Policies.klUCBswitch module¶

The kl-UCB-switch policy, for bounded distributions.

Reference: [Garivier et al, 2018](https://arxiv.org/abs/1805.05071)

Policies.klUCBswitch.TOLERANCE = 0.0001¶: Default value for the tolerance for computing numerical approximations of the kl-UCB indexes.

Policies.klUCBswitch.threshold_switch_bestchoice(T, K, gamma=0.2)[source]¶: The threshold function \(f(T, K)\), to know when to switch from using \(I^{KL}_k(t)\) (kl-UCB index) to using \(I^{MOSS}_k(t)\) (MOSS index).

\[f(T, K) := \lfloor (T / K)^{\gamma} \rfloor, \gamma = 1/5.\]

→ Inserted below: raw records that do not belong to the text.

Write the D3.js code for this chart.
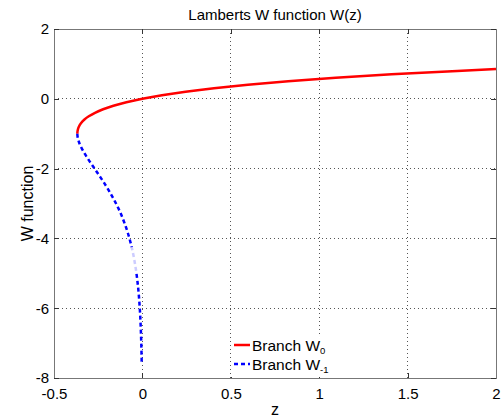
<!DOCTYPE html>
<html><head><meta charset="utf-8">
<script src="https://cdn.jsdelivr.net/npm/d3@7"></script>
<style>
body{margin:0;background:#fff;}
text{font-family:"Liberation Sans",Arial,Helvetica,sans-serif;fill:#000;}
</style></head>
<body><svg id="c" width="502" height="419"></svg>
<script>
// Branch W0 : z values and W values
const w0Z = [-0.36788,-0.36781,-0.36740,-0.36591,-0.35946,-0.34761,-0.32929,-0.30327,-0.26813,-0.22225,-0.16375,-0.09048,0,0.11052,0.24428,0.40496,0.59673,0.82436,1.09327,1.40963,1.78043,2.0];
const w0W = [-1,-0.98,-0.95,-0.9,-0.8,-0.7,-0.6,-0.5,-0.4,-0.3,-0.2,-0.1,0,0.1,0.2,0.3,0.4,0.5,0.6,0.7,0.8,0.8526];
// Branch W-1
const wm1Z = [-0.36788,-0.36781,-0.36744,-0.36616,-0.36143,-0.35429,-0.33470,-0.30410,-0.27067,-0.23715,-0.20521,-0.17580,-0.14936,-0.12575,-0.10569,-0.08817,-0.07326,-0.06062,-0.05000,-0.04113,-0.03369,-0.02248,-0.01487,-0.00977,-0.00638,-0.00380];
const wm1W = [-1,-1.02,-1.05,-1.1,-1.2,-1.3,-1.5,-1.75,-2,-2.25,-2.5,-2.75,-3,-3.25,-3.5,-3.75,-4,-4.25,-4.5,-4.75,-5,-5.5,-6,-6.5,-7,-7.6];
const xTicks = [-0.5,0,0.5,1,1.5,2];
const yTicks = [-8,-6,-4,-2,0,2];
const titleText = "Lamberts W function W(z)";
const xLabel = "z", yLabel = "W function";
const legendNames = [["Branch W","0"],["Branch W","-1"]];

const svg = d3.select("#c");
const L=54,R=496,T=29,B=378;
const x = d3.scaleLinear().domain([-0.5,2]).range([L,R]);
const y = d3.scaleLinear().domain([-8,2]).range([B,T]);
const fmt = d => String(d);

// grid
const g = svg.append("g");
g.selectAll(".gx").data(xTicks.slice(1,-1)).join("line")
  .attr("x1",d=>x(d)).attr("x2",d=>x(d)).attr("y1",T).attr("y2",B)
  .attr("stroke","#555").attr("stroke-width",1).attr("stroke-dasharray","1,3").attr("shape-rendering","crispEdges");
g.selectAll(".gy").data(yTicks.slice(1,-1)).join("line")
  .attr("y1",d=>y(d)).attr("y2",d=>y(d)).attr("x1",L).attr("x2",R)
  .attr("stroke","#555").attr("stroke-width",1).attr("stroke-dasharray","1,3").attr("shape-rendering","crispEdges");

// lines
const line = d3.line().x(d=>x(d[0])).y(d=>y(d[1])).curve(d3.curveMonotoneY);
const d0 = w0Z.map((z,i)=>[z,w0W[i]]);
const d1 = wm1Z.map((z,i)=>[z,wm1W[i]]);
svg.append("path").datum(d0).attr("d",line).attr("fill","none").attr("stroke","#ff0000").attr("stroke-width",2.5);
svg.append("path").datum(d1).attr("d",line).attr("fill","none").attr("stroke","#0000ff").attr("stroke-width",2.5)
  .attr("stroke-dasharray","4,3");
// faded middle part overlay
svg.append("path").datum(d1.filter(d=>d[1]<=-4.25&&d[1]>=-5.25)).attr("d",line).attr("fill","none")
  .attr("stroke","#fff").attr("stroke-width",4).attr("stroke-opacity",0.8);

// axes
const xb = svg.append("g").attr("transform",`translate(0,${B})`)
  .call(d3.axisBottom(x).tickValues(xTicks).tickSize(-5).tickPadding(10).tickFormat(fmt));
const xt = svg.append("g").attr("transform",`translate(0,${T})`)
  .call(d3.axisTop(x).tickValues(xTicks).tickSize(-5).tickFormat(""));
const yl = svg.append("g").attr("transform",`translate(${L},0)`)
  .call(d3.axisLeft(y).tickValues(yTicks).tickSize(-5).tickPadding(5).tickFormat(fmt));
const yr = svg.append("g").attr("transform",`translate(${R},0)`)
  .call(d3.axisRight(y).tickValues(yTicks).tickSize(-5).tickFormat(""));
[xb,xt,yl,yr].forEach(a=>{
  a.selectAll("path").attr("stroke","#777").attr("stroke-width",1.2).attr("shape-rendering","crispEdges");
  a.selectAll("line").attr("stroke","#333").attr("shape-rendering","crispEdges");
  a.selectAll("text").style("font-size","15px").style("font-family","Liberation Sans, Arial, sans-serif").attr("fill","#000");
});

// legend
const lg = svg.append("g");
lg.append("rect").attr("x",231).attr("y",336).attr("width",102).attr("height",41).attr("fill","#fff");
lg.append("line").attr("x1",234).attr("x2",250).attr("y1",345).attr("y2",345).attr("stroke","#ff0000").attr("stroke-width",2.5);
lg.append("line").attr("x1",234).attr("x2",250).attr("y1",364).attr("y2",364).attr("stroke","#0000ff").attr("stroke-width",2.5).attr("stroke-dasharray","4,3");
legendNames.forEach((n,i)=>{
  const t = lg.append("text").attr("x",252).attr("y",351+i*19).style("font-size","15.5px");
  t.append("tspan").text(n[0]);
  t.append("tspan").attr("dy",3).style("font-size","9.5px").text(n[1]);
});

// title & labels
svg.append("text").attr("x",(L+R)/2).attr("y",20).attr("text-anchor","middle").style("font-size","15px").text(titleText);
svg.append("text").attr("x",(L+R)/2).attr("y",415).attr("text-anchor","middle").style("font-size","16px").text(xLabel);
svg.append("text").attr("transform",`translate(33,${(T+B)/2}) rotate(-90)`).attr("text-anchor","middle").style("font-size","16px").text(yLabel);
</script></body></html>
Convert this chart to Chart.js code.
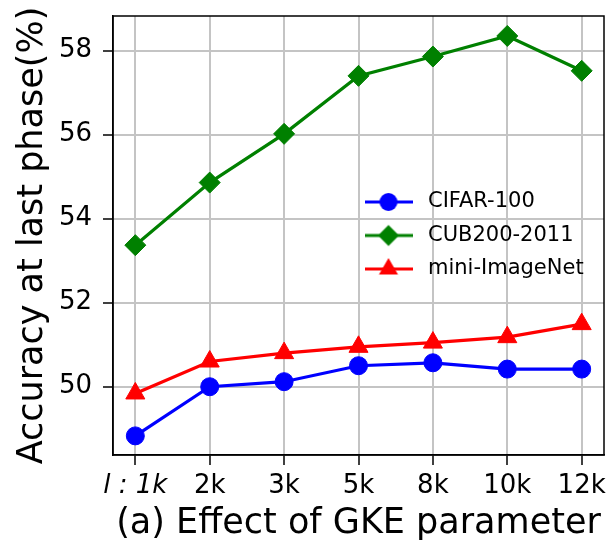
<!DOCTYPE html>
<html>
<head>
<meta charset="utf-8">
<script src="https://cdn.jsdelivr.net/npm/chart.js@4.4.1/dist/chart.umd.min.js"></script>
<style>
  body { margin: 0; background: #fff; }
  canvas { display: block; }
</style>
</head>
<body>
<canvas id="myChart" width="616" height="545"></canvas>
<script>
const xLabels = ['l : 1k', '2k', '3k', '5k', '8k', '10k', '12k'];
const cifar100 = [48.83, 50.0, 50.12, 50.5, 50.57, 50.42, 50.42];
const cub2002011 = [53.37, 54.86, 56.02, 57.4, 57.86, 58.35, 57.52];
const miniImageNet = [49.84, 50.6, 50.8, 50.95, 51.05, 51.18, 51.49];
const yTicks = [50, 52, 54, 56, 58];

const FONT = 'DejaVu Sans';

// legend icon: short line with the marker on top, like matplotlib
function makeIcon(color, style, r) {
  const c = document.createElement('canvas');
  c.width = 48; c.height = 26;
  const g = c.getContext('2d');
  const cx = 24, cy = 13;
  g.strokeStyle = color; g.fillStyle = color; g.lineWidth = 3;
  g.beginPath(); g.moveTo(0, cy); g.lineTo(48, cy); g.stroke();
  g.beginPath();
  if (style === 'circle') {
    g.arc(cx, cy, r, 0, Math.PI * 2);
  } else if (style === 'rectRot') {
    g.moveTo(cx - r, cy); g.lineTo(cx, cy - r); g.lineTo(cx + r, cy); g.lineTo(cx, cy + r);
  } else {
    g.moveTo(cx, cy - r);
    g.lineTo(cx + r * Math.sin(2 * Math.PI / 3), cy - r * Math.cos(2 * Math.PI / 3));
    g.lineTo(cx + r * Math.sin(4 * Math.PI / 3), cy - r * Math.cos(4 * Math.PI / 3));
  }
  g.closePath(); g.fill();
  return c;
}

function series(label, values, color, style, r) {
  return {
    label: label,
    data: values.map((v, i) => ({ x: i, y: v })),
    borderColor: color,
    backgroundColor: color,
    borderWidth: 3.2,
    pointStyle: style,
    pointRadius: r,
    pointBorderWidth: 1,
    pointHoverRadius: r,
    icon: makeIcon(color, style, r)
  };
}

const framePlugin = {
  id: 'frame',
  afterLayout(chart) {
    const lg = chart.legend;
    lg.left = 347; lg.top = 179;
    lg.right = lg.left + lg.width; lg.bottom = lg.top + lg.height;
  },
  afterDatasetsDraw(chart) {
    const { ctx, chartArea: a } = chart;
    ctx.save();
    ctx.strokeStyle = '#000';
    ctx.lineWidth = 1.5;
    ctx.strokeRect(a.left, a.top, a.right - a.left, a.bottom - a.top);
    ctx.restore();
  }
};

const ctx = document.getElementById('myChart').getContext('2d');
const myChart = new Chart(ctx, {
  type: 'line',
  data: {
    datasets: [
      series('CIFAR-100', cifar100, '#0000ff', 'circle', 9),
      series('CUB200-2011', cub2002011, '#008000', 'rectRot', 10.5),
      series('mini-ImageNet', miniImageNet, '#ff0000', 'triangle', 11)
    ]
  },
  options: {
    responsive: false,
    animation: false,
    devicePixelRatio: 1,
    layout: { padding: { top: 16, right: 9, left: 0, bottom: 0 } },
    plugins: {
      tooltip: { enabled: false },
      legend: {
        position: 'chartArea',
        align: 'start',
        labels: {
          usePointStyle: true,
          pointStyleWidth: 58,
          padding: 12.5,
          color: '#000',
          font: { family: FONT, size: 21 },
          generateLabels: (chart) => chart.data.datasets.map((ds, i) => ({
            text: ds.label,
            pointStyle: ds.icon,
            fillStyle: ds.borderColor,
            strokeStyle: ds.borderColor,
            lineWidth: 0,
            fontColor: '#000',
            hidden: false,
            datasetIndex: i
          }))
        }
      }
    },
    scales: {
      x: {
        type: 'linear',
        min: -0.3,
        max: 6.3,
        afterFit: (s) => { s.height = 90; s.paddingLeft = 0; s.paddingRight = 0; },
        afterBuildTicks: (s) => { s.ticks = xLabels.map((_, i) => ({ value: i })); },
        grid: { color: '#c4c4c4', lineWidth: 2, tickColor: '#000', tickLength: 10, tickWidth: 1.5 },
        border: { color: '#000', width: 1.5 },
        ticks: {
          padding: 6,
          color: '#000',
          maxRotation: 0,
          font: (c) => ({ family: FONT, size: 26, style: c.index === 0 ? 'italic' : 'normal' }),
          callback: (v) => xLabels[v]
        },
        title: {
          display: true,
          text: '(a) Effect of GKE parameter',
          color: '#000',
          font: { family: FONT, size: 35 },
          padding: { top: 0, bottom: 0 }
        }
      },
      y: {
        min: 48.375,
        max: 58.825,
        afterFit: (s) => { s.width = 113; s.paddingTop = 0; s.paddingBottom = 0; },
        afterBuildTicks: (s) => { s.ticks = yTicks.map(v => ({ value: v })); },
        grid: { color: '#c4c4c4', lineWidth: 2, tickColor: '#000', tickLength: 10, tickWidth: 1.5 },
        border: { color: '#000', width: 1.5 },
        ticks: {
          padding: 11,
          color: '#000',
          font: { family: FONT, size: 26 }
        },
        title: {
          display: true,
          text: 'Accuracy at last phase(%)',
          color: '#000',
          font: { family: FONT, size: 35 },
          padding: { top: 12, bottom: 0 }
        }
      }
    }
  },
  plugins: [framePlugin]
});
</script>
</body>
</html>
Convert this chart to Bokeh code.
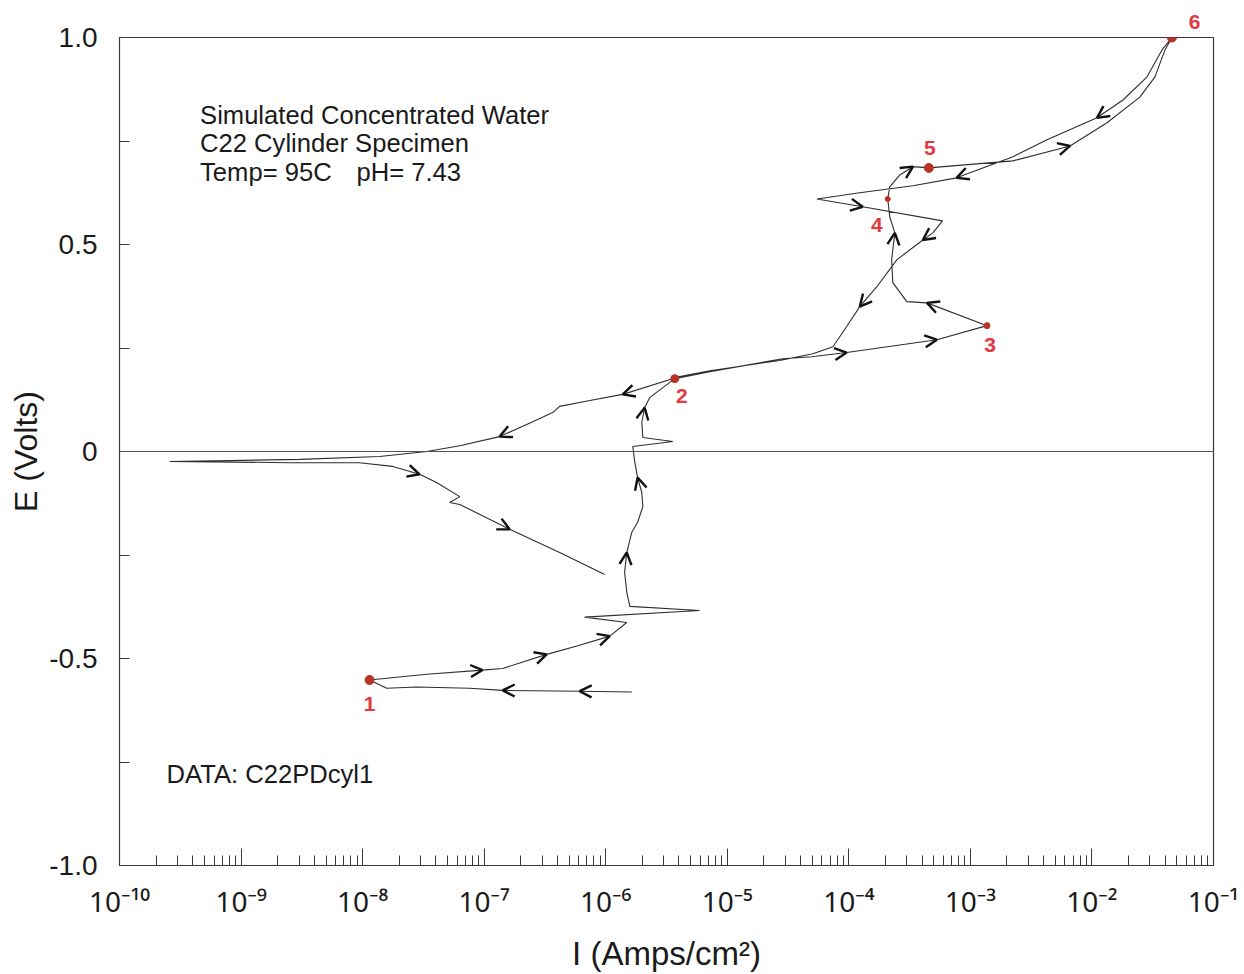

Policies.klUCBswitch.threshold_switch_delayed(T, K, gamma=0.8888888888888888)[source]¶: Another threshold function \(f(T, K)\), to know when to switch from using \(I^{KL}_k(t)\) (kl-UCB index) to using \(I^{MOSS}_k(t)\) (MOSS index).

\[f(T, K) := \lfloor (T / K)^{\gamma} \rfloor, \gamma = 8/9.\]

Policies.klUCBswitch.threshold_switch_default(T, K, gamma=0.2)¶: The threshold function \(f(T, K)\), to know when to switch from using \(I^{KL}_k(t)\) (kl-UCB index) to using \(I^{MOSS}_k(t)\) (MOSS index).

\[f(T, K) := \lfloor (T / K)^{\gamma} \rfloor, \gamma = 1/5.\]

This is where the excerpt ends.